Jeremy Charles Harris (born 22 February 1965) is a retired rugby union fly-half who played 225 games for Leicester Tigers in both the amateur and professional eras. He also played for Coventry and was player/coach at Nuneaton.

==Career==

Harris was born in Kettering, and started his junior career at Kibworth RFC as a 10-year-old, his first session was coached by former Tigers fly-half Bleddyn Jones.

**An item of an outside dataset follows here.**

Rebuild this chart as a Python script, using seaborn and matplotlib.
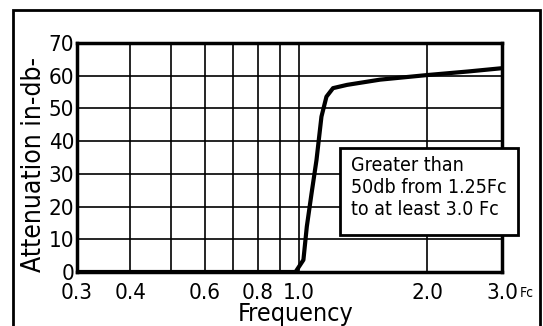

He joined the youth ranks of Leicester Tigers at 14 and made his first team debut aged 19 against Saracens on 29 September 1984 at Welford Road.

Harris was considered the principal back up to fly half Les Cusworth until Cusworth's retirement in 1990 and was expected to succeeded him but instead had to wait as Brian Smith, in 1990/91, and then Gerry Ainscough, in 1991/92, were preferred ahead of him.

In the 1992/93 season he became the undisputed starting fly half playing in 32 of 37 games that season including at Twickenham as Leicester won the Pilkington Cup against Harlequins. He was the top points scorer for Leicester in the 1993/94 season and again in 1994/95. Leicester were Courage League champions in 1994-95 and Harris started in 16 of the 18 games. Considered a drop goal specialist he scored drop goals in 10 matches including a hat-trick against Bath, the second time he did this feat in league match.

In August 1995 rugby union became professional. Harris had a new rival for Leicester's fly half shirt in Niall Malone and feeling that no professional contract was forthcoming he joined Coventry in the second division. Coventry finished 3rd in his first season and lost the promotion play off against London Irish. Harris played one more season for Coventry before moving onto Nuneaton. Following the death of his father, who had watched every match he played, he retired aged 34.

Harris also played for the Midlands Division and, at the age of 28, for Emerging England. During his time at Leicester he scored 1,171 points placing him 6th highest all time for the club. His 70 drop goals is second only to Les Cusworth.